"""
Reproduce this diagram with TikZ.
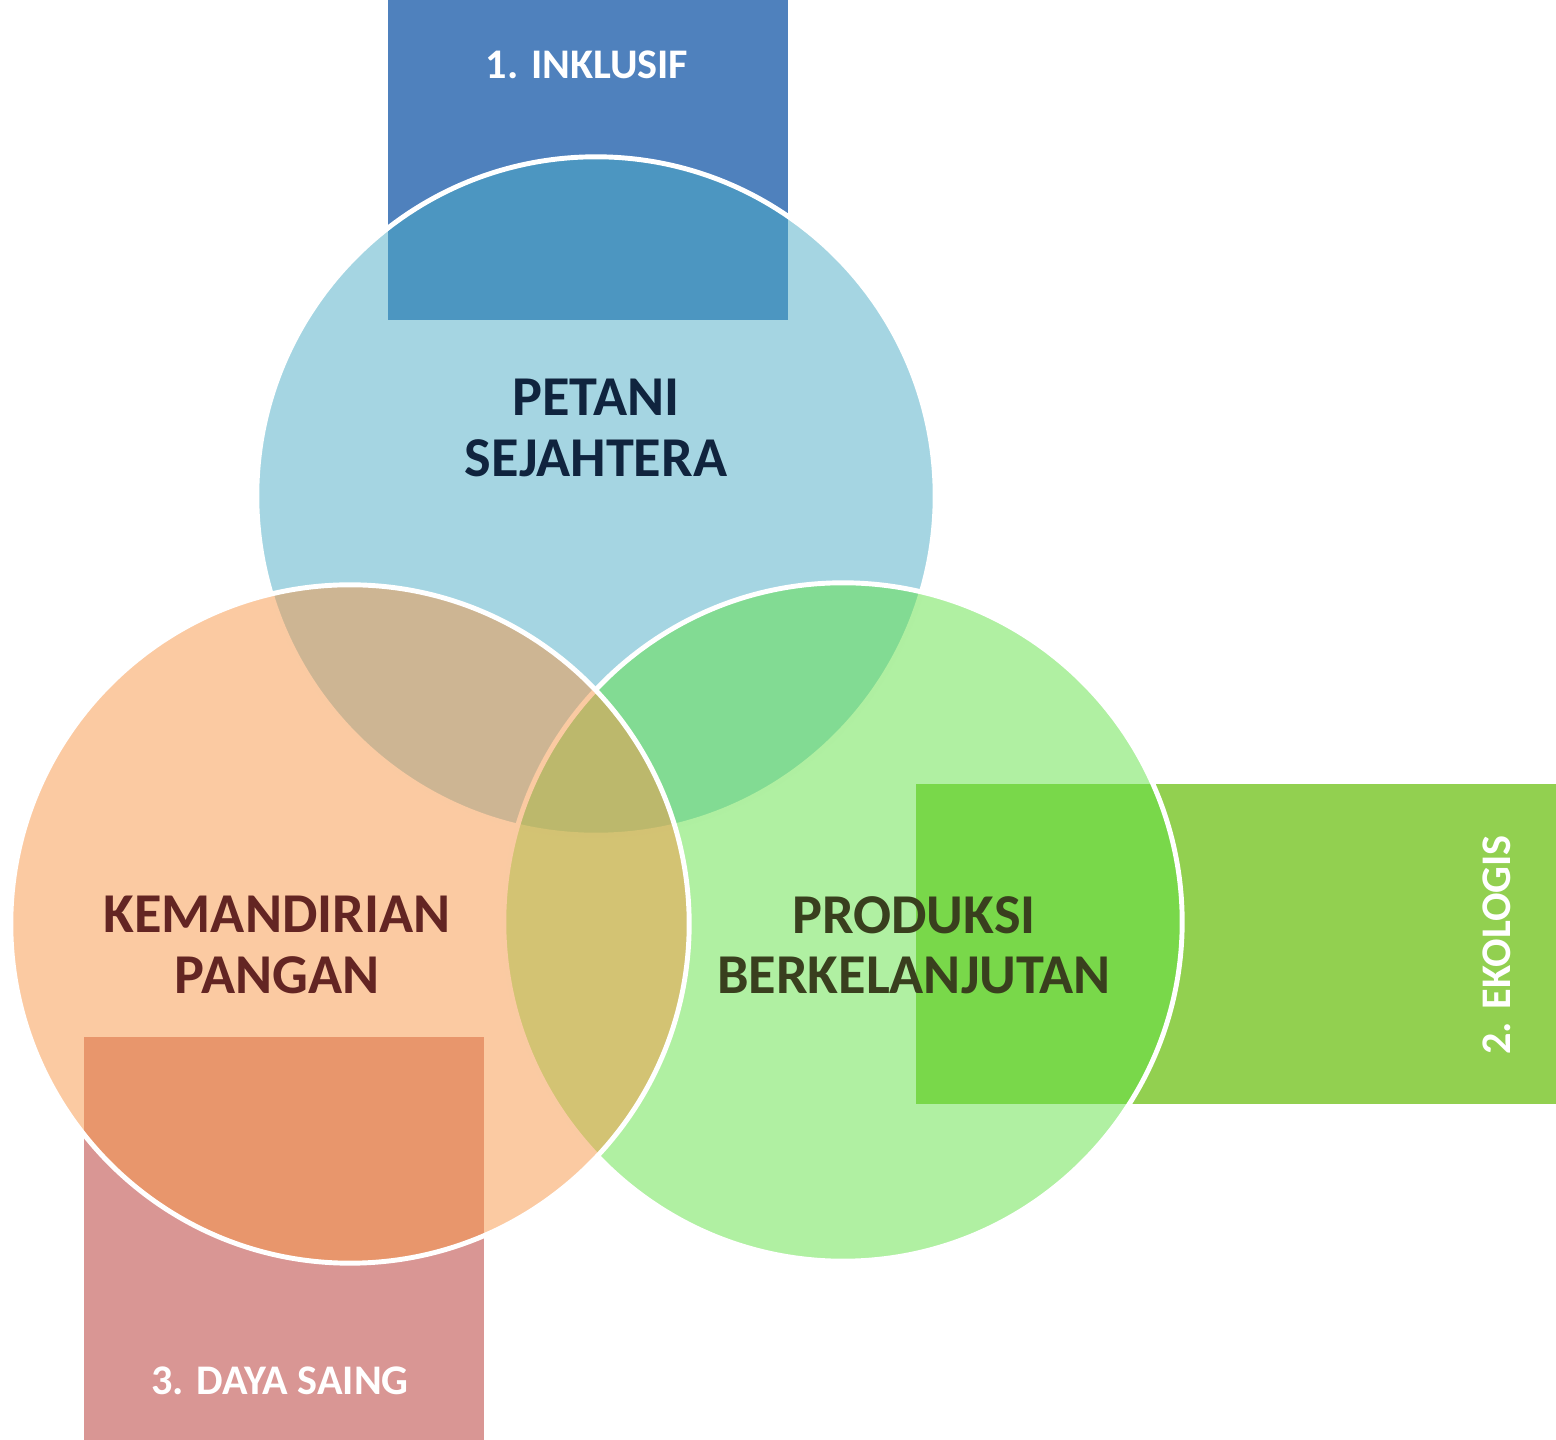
\documentclass[tikz,border=0pt]{standalone}
\usepackage{fontspec}
\setmainfont{Carlito}
\definecolor{tabblue}{HTML}{4F81BD}
\definecolor{tabgreen}{HTML}{92D050}
\definecolor{tabred}{HTML}{D99694}
\definecolor{vennblue}{HTML}{4BACC6}
\definecolor{vennorange}{HTML}{F79646}
\definecolor{venngreen}{HTML}{61E145}
\definecolor{txtblue}{HTML}{10243E}
\definecolor{txtred}{HTML}{632523}
\definecolor{txtgreen}{HTML}{393F1E}
\begin{document}
\begin{tikzpicture}[x=0.01cm,y=-0.01cm,
  venn/.style={circle, draw=white, line width=1.4pt, fill opacity=0.5, draw opacity=1,
    minimum size=6.78cm, inner sep=0pt},
  tab/.style={rectangle, inner sep=0pt, outer sep=0pt, anchor=north west},
  tablabel/.style={text=white, font=\fontsize{12}{14.4}\selectfont\bfseries, inner sep=0pt},
  mainlabel/.style={font=\fontsize{16}{17.1}\selectfont\bfseries, align=center, inner sep=0pt}]
\useasboundingbox (0,0) rectangle (1556,1440);

% coloured tabs behind the circles
\node[tab, fill=tabblue, minimum width=4cm, minimum height=3.2cm] (tabA) at (388,0) {};
\node[tab, fill=tabgreen, minimum width=6.4cm, minimum height=3.2cm] (tabB) at (916,784) {};
\node[tab, fill=tabred, minimum width=4cm, minimum height=4.03cm] (tabC) at (84,1037) {};

% the three translucent circles
\node[venn, fill=vennblue] (cTop) at (596,496) {};
\node[venn, fill=venngreen] (cRight) at (843,922) {};
\node[venn, fill=vennorange] (cLeft) at (350,924) {};

% circle captions
\node[mainlabel, text=txtblue] (lTop) at (596,428) {PETANI\\SEJAHTERA};
\node[mainlabel, text=txtred] (lLeft) at (277,945) {KEMANDIRIAN\\PANGAN};
\node[mainlabel, text=txtgreen] (lRight) at (914,945) {PRODUKSI\\BERKELANJUTAN};

% tab captions
\node[tablabel] (tA) at (587,65) {1. INKLUSIF};
\node[tablabel, rotate=90] (tB) at (1497,945) {2. EKOLOGIS};
\node[tablabel] (tC) at (280,1381) {3. DAYA SAING};
\end{tikzpicture}
\end{document}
"""
▶ [Requirements]: Transcribe the whole listing, character for character, but not its images.

▶ [Response for this exercise]:
Reproduce this diagram with TikZ.
\documentclass[tikz,border=0pt]{standalone}
\usepackage{fontspec}
\setmainfont{Carlito}
\definecolor{tabblue}{HTML}{4F81BD}
\definecolor{tabgreen}{HTML}{92D050}
\definecolor{tabred}{HTML}{D99694}
\definecolor{vennblue}{HTML}{4BACC6}
\definecolor{vennorange}{HTML}{F79646}
\definecolor{venngreen}{HTML}{61E145}
\definecolor{txtblue}{HTML}{10243E}
\definecolor{txtred}{HTML}{632523}
\definecolor{txtgreen}{HTML}{393F1E}
\begin{document}
\begin{tikzpicture}[x=0.01cm,y=-0.01cm,
  venn/.style={circle, draw=white, line width=1.4pt, fill opacity=0.5, draw opacity=1,
    minimum size=6.78cm, inner sep=0pt},
  tab/.style={rectangle, inner sep=0pt, outer sep=0pt, anchor=north west},
  tablabel/.style={text=white, font=\fontsize{12}{14.4}\selectfont\bfseries, inner sep=0pt},
  mainlabel/.style={font=\fontsize{16}{17.1}\selectfont\bfseries, align=center, inner sep=0pt}]
\useasboundingbox (0,0) rectangle (1556,1440);

% coloured tabs behind the circles
\node[tab, fill=tabblue, minimum width=4cm, minimum height=3.2cm] (tabA) at (388,0) {};
\node[tab, fill=tabgreen, minimum width=6.4cm, minimum height=3.2cm] (tabB) at (916,784) {};
\node[tab, fill=tabred, minimum width=4cm, minimum height=4.03cm] (tabC) at (84,1037) {};

% the three translucent circles
\node[venn, fill=vennblue] (cTop) at (596,496) {};
\node[venn, fill=venngreen] (cRight) at (843,922) {};
\node[venn, fill=vennorange] (cLeft) at (350,924) {};

% circle captions
\node[mainlabel, text=txtblue] (lTop) at (596,428) {PETANI\\SEJAHTERA};
\node[mainlabel, text=txtred] (lLeft) at (277,945) {KEMANDIRIAN\\PANGAN};
\node[mainlabel, text=txtgreen] (lRight) at (914,945) {PRODUKSI\\BERKELANJUTAN};

% tab captions
\node[tablabel] (tA) at (587,65) {1. INKLUSIF};
\node[tablabel, rotate=90] (tB) at (1497,945) {2. EKOLOGIS};
\node[tablabel] (tC) at (280,1381) {3. DAYA SAING};
\end{tikzpicture}
\end{document}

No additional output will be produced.